Merkwürdig ist's, dass von den beiden, im Allgemeinen ihres Fettes wegen für am ungesündesten gehalten Fleischarten: dem Schwein und der Gans — letztere jedenfalls ungesunder wegen der Tranigkeit des Fettes — das geräucherte und gesalzene Fleisch so sehr geliebt wird. Denn von der Gänsebrust gilt, nur im mindern Grade, Alles, was vom rohen Schinken gilt.

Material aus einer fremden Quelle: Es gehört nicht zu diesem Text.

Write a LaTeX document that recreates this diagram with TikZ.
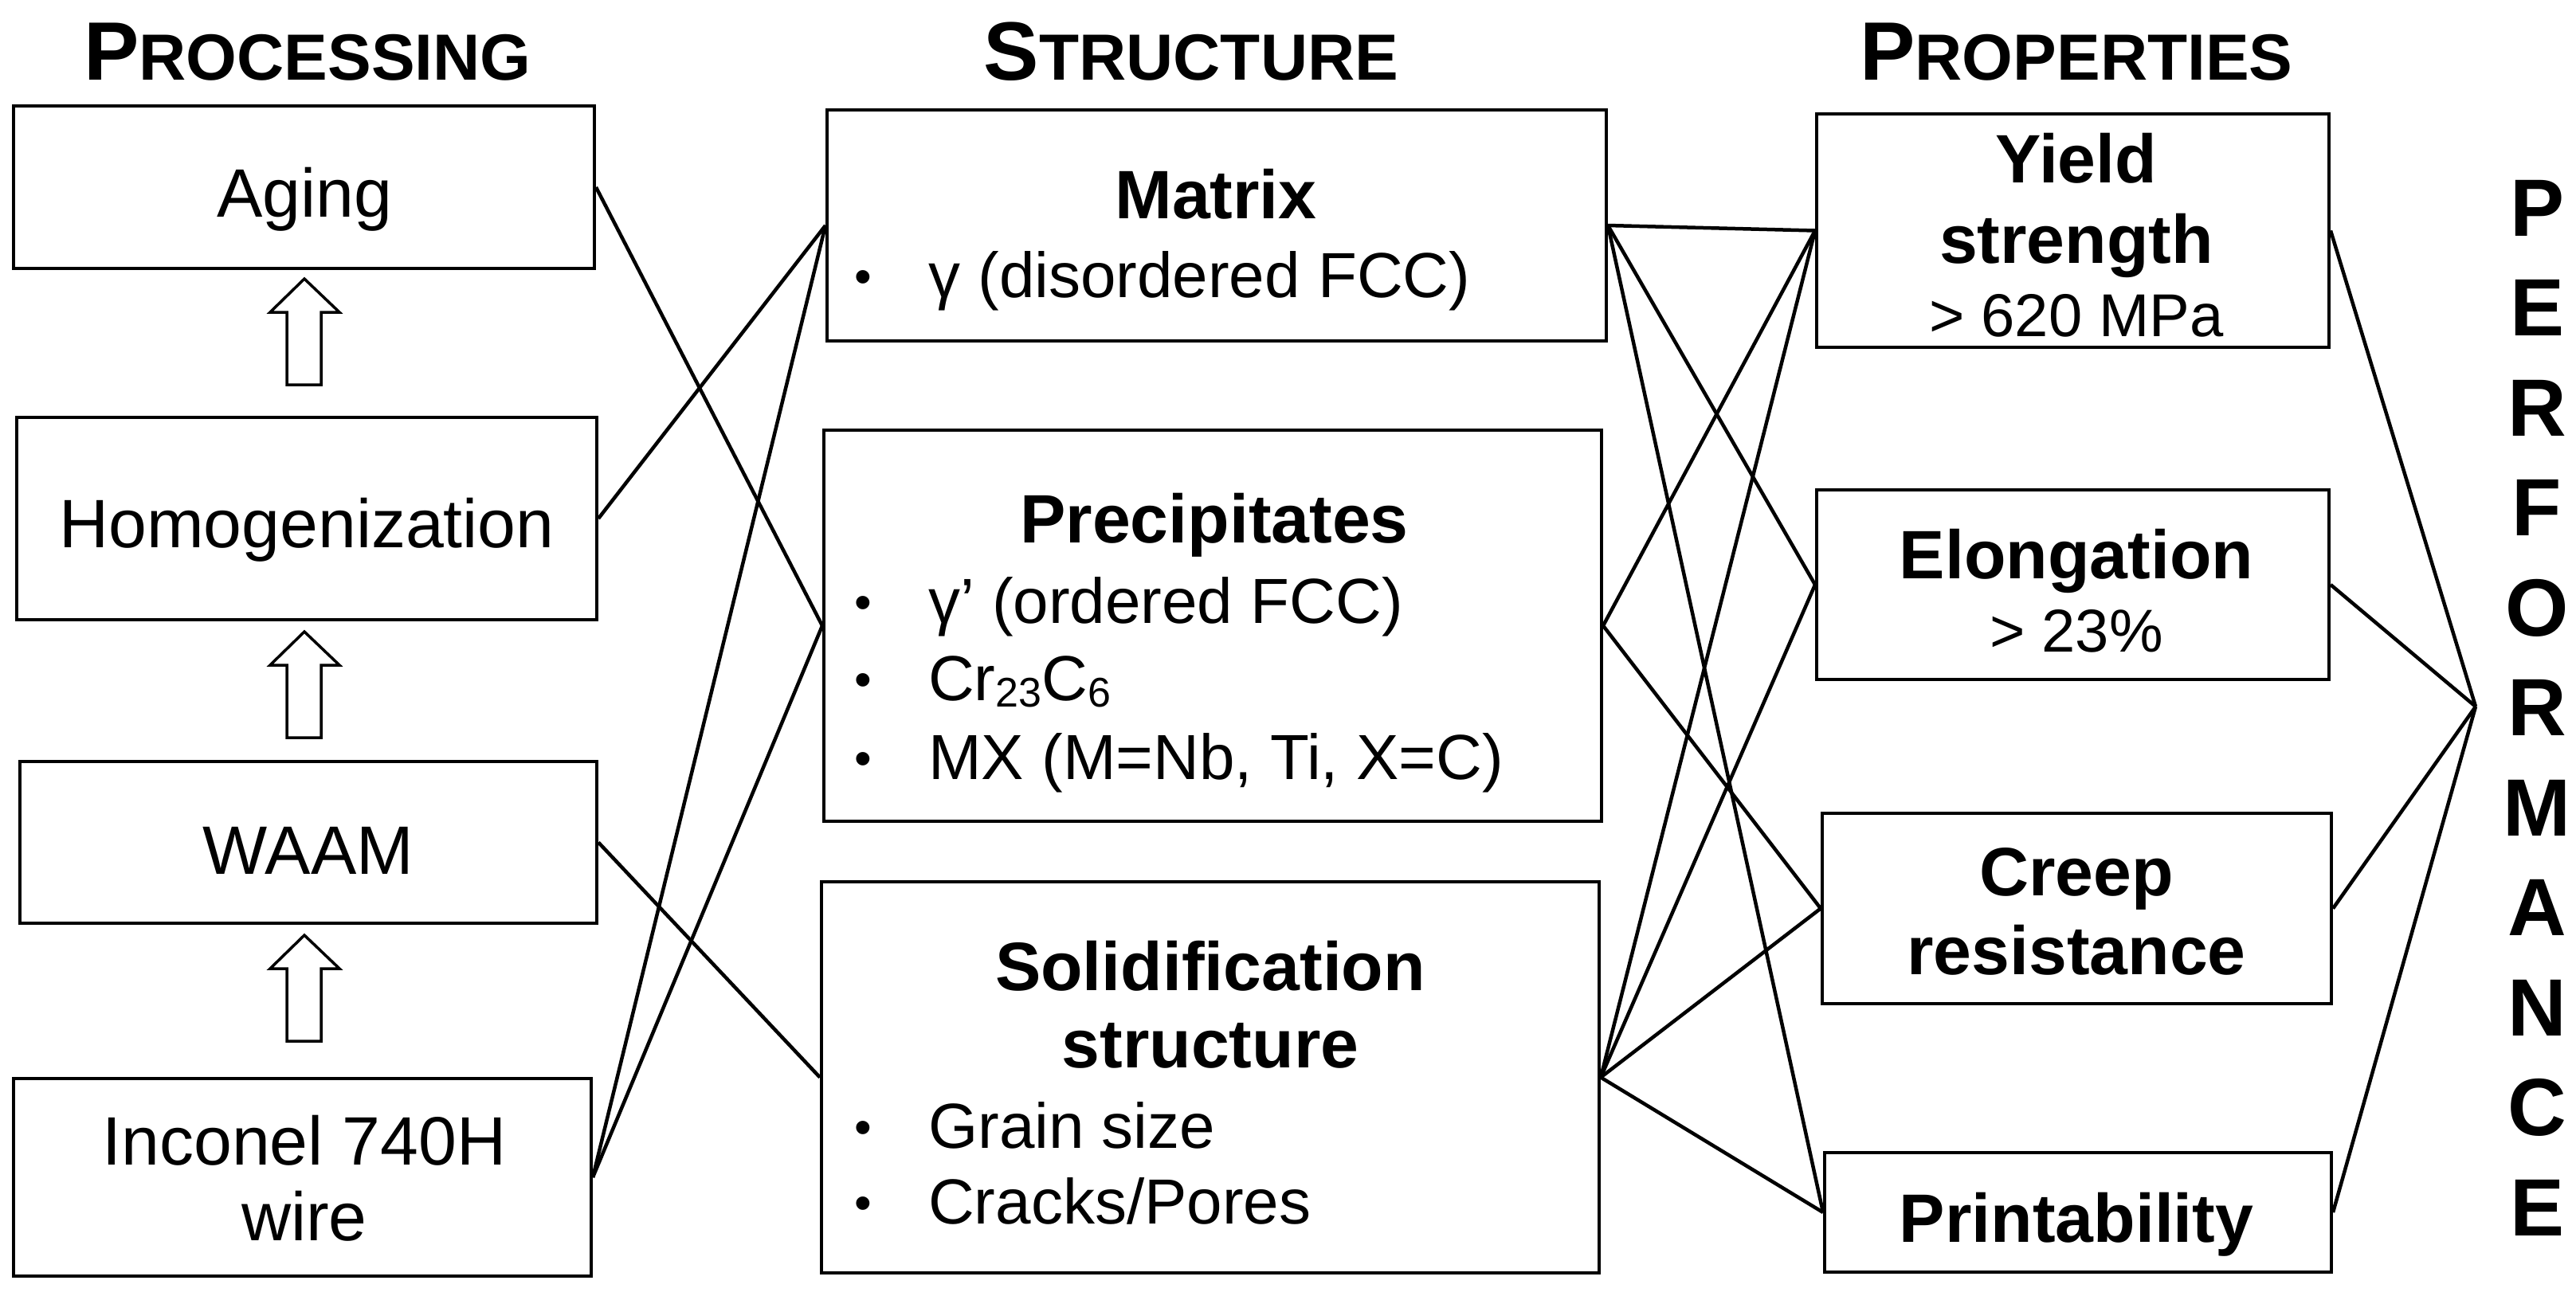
\documentclass[tikz,border=0pt]{standalone}
\usepackage{fontspec}
\setmainfont{Liberation Sans}
\begin{document}
\begin{tikzpicture}[x=1pt,y=-1pt,
  box/.style={draw,line width=4pt},
  ln/.style={line width=4.5pt},
  rt/.style={font=\fontsize{86}{90}\selectfont,anchor=base,inner sep=0},
  bt/.style={font=\fontsize{86}{90}\selectfont\bfseries,anchor=base,inner sep=0},
  st/.style={font=\fontsize{76}{80}\selectfont,anchor=base,inner sep=0},
  li/.style={font=\fontsize{80}{84}\selectfont,anchor=base west,inner sep=0},
  bu/.style={font=\fontsize{62}{64}\selectfont,anchor=base west,inner sep=0},
  hd/.style={font=\bfseries,anchor=base,inner sep=0},
  pf/.style={font=\fontsize{102}{104}\selectfont\bfseries,anchor=base,inner sep=0},
  up/.style={draw,line width=3.5pt,fill=white}]
\useasboundingbox (0,0) rectangle (3233,1626);
\newcommand{\hsc}[2]{{\fontsize{104}{106}\selectfont #1}{\fontsize{82}{84}\selectfont #2}}
\newcommand{\mysub}[1]{\raisebox{-0.2ex}{\fontsize{52}{54}\selectfont #1}}
% headings
\node[hd] (h1) at (386,100) {\hsc{P}{ROCESSING}};
\node[hd] (h2) at (1495,100) {\hsc{S}{TRUCTURE}};
\node[hd] (h3) at (2606,100) {\hsc{P}{ROPERTIES}};
% left boxes
\node[box,minimum width=729pt,minimum height=204pt,inner sep=0] (ag) at (381.5,235) {};
\node[box,minimum width=728pt,minimum height=254pt,inner sep=0] (ho) at (385,651) {};
\node[box,minimum width=724pt,minimum height=203pt,inner sep=0] (wa) at (387,1057.5) {};
\node[box,minimum width=725pt,minimum height=248pt,inner sep=0] (in) at (379.5,1478) {};
\node[rt] (tag) at (382,272) {Aging};
\node[rt] (tho) at (385,687) {Homogenization};
\node[rt] (twa) at (387,1097) {WAAM};
\node[rt] (tin1) at (382,1462) {Inconel 740H};
\node[rt] (tin2) at (382,1557) {wire};
% block arrows
\foreach \n/\t in {u1/350,u2/793,u3/1174}{
  \draw[up] (360,\t+133) -- (360,\t+42) -- (339,\t+42) -- (382,\t) -- (426,\t+42) -- (403,\t+42) -- (403,\t+133) -- cycle;
  \coordinate (\n) at (382,\t);
}
% middle boxes
\node[box,minimum width=978pt,minimum height=290pt,inner sep=0] (ma) at (1527,283) {};
\node[box,minimum width=976pt,minimum height=491pt,inner sep=0] (pr) at (1522,785.5) {};
\node[box,minimum width=976pt,minimum height=491pt,inner sep=0] (so) at (1519,1352.5) {};
\node[bt] (tma) at (1526,274) {Matrix};
\node[bu] (b1) at (1072,368) {\textbullet};
\node[li] (l1) at (1165,373) {γ (disordered FCC)};
\node[bt] (tpr) at (1524,681) {Precipitates};
\node[bu] (b2) at (1072,777) {\textbullet};
\node[li] (l2) at (1165,782) {γ’ (ordered FCC)};
\node[bu] (b3) at (1072,874) {\textbullet};
\node[li] (l3) at (1165,879) {Cr\mysub{23}C\mysub{6}};
\node[bu] (b4) at (1072,973) {\textbullet};
\node[li] (l4) at (1165,978) {MX (M=Nb, Ti, X=C)};
\node[bt] (tso1) at (1519,1243) {Solidification};
\node[bt] (tso2) at (1519,1340) {structure};
\node[bu] (b5) at (1072,1436) {\textbullet};
\node[li] (l5) at (1165,1441) {Grain size};
\node[bu] (b6) at (1072,1531) {\textbullet};
\node[li] (l6) at (1165,1536) {Cracks/Pores};
% right boxes
\node[box,minimum width=643pt,minimum height=293pt,inner sep=0] (ys) at (2601.5,289.5) {};
\node[box,minimum width=643pt,minimum height=238pt,inner sep=0] (el) at (2601.5,734) {};
\node[box,minimum width=639pt,minimum height=239pt,inner sep=0] (cr) at (2606.5,1140.5) {};
\node[box,minimum width=636pt,minimum height=150pt,inner sep=0] (pt) at (2608,1522) {};
\node[bt] (tys1) at (2606,229) {Yield};
\node[bt] (tys2) at (2606,330) {strength};
\node[st] (tys3) at (2606,422) {> 620 MPa};
\node[bt] (tel1) at (2606,726) {Elongation};
\node[st] (tel2) at (2606,818) {> 23\%};
\node[bt] (tcr1) at (2606,1124) {Creep};
\node[bt] (tcr2) at (2606,1223) {resistance};
\node[bt] (tpt) at (2606,1559) {Printability};
% PERFORMANCE
\foreach \c [count=\i from 0] in {P,E,R,F,O,R,M,A,N,C,E}{
  \node[pf] (pf\i) at (3184,{296+125.5*\i}) {\c};
}
\coordinate (cv) at (3107,887);
% connectors
\draw[ln] (ag.east) -- (pr.west);
\draw[ln] (ho.east) -- (ma.west);
\draw[ln] (in.east) -- (ma.west);
\draw[ln] (in.east) -- (pr.west);
\draw[ln] (wa.east) -- (so.west);
\draw[ln] (ma.east) -- (ys.west);
\draw[ln] (ma.east) -- (el.west);
\draw[ln] (ma.east) -- (pt.west);
\draw[ln] (pr.east) -- (ys.west);
\draw[ln] (pr.east) -- (cr.west);
\draw[ln] (so.east) -- (ys.west);
\draw[ln] (so.east) -- (el.west);
\draw[ln] (so.east) -- (cr.west);
\draw[ln] (so.east) -- (pt.west);
\draw[ln] (ys.east) -- (cv);
\draw[ln] (el.east) -- (cv);
\draw[ln] (cr.east) -- (cv);
\draw[ln] (pt.east) -- (cv);
\end{tikzpicture}
\end{document}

Truthühner sind zart und saftig, fein von Fasern, schön von Farbe, trefflich von Geschmack. Der bekannte Baron Pöllnitz sendete Friedrich dem Großen (nach Preuß) einen mit Wallnüssen gemästeten Truthahn, den der König vortrefflich und wie einen Straußen groß fand. Ich habe solche Fütterung probat gefunden. Die strasburger, mit Trüffeln gefüllten, die weit und breit versendet werden, sind die vorzüglichsten. Von Anfang November bis Ende Februar werden (nach Brillat-Savarin) in Paris 36.000 getrüffelte Truthühner verzehrt, und das Stück etwa mit 20 Francs bezahlt. Eine gleiche Summe, meint er, wird in dieser Zeit für getrüffeltes anderes Federvieh bezahlt, was etwa 2½ Millionen Francs gibt, ein hübsches Sümmchen. Aber der Preis ist durchaus nicht fest und richtet sich nach dem Trüffeljahre. Indes ist mir in meiner mehrjährigen Erfahrung niemals vorgekommen, dass ein truffé de Perigord in Paris für 20 Francs zu haben sei. Soviel kosten ein Paar Rebhühner oder eine kleine Poularde. Ich sah sie immer mit 80 bis 100 Francs bezahlen und erinnere mich, dass sie im Winter von 1837 bis 1838 mit 300 Francs bezahlt wurden. I. H. Voß singt vom Puter:

Romantisch siehst du aus, o Puter,
Doch schmeckst du klassisch, Seelenguter."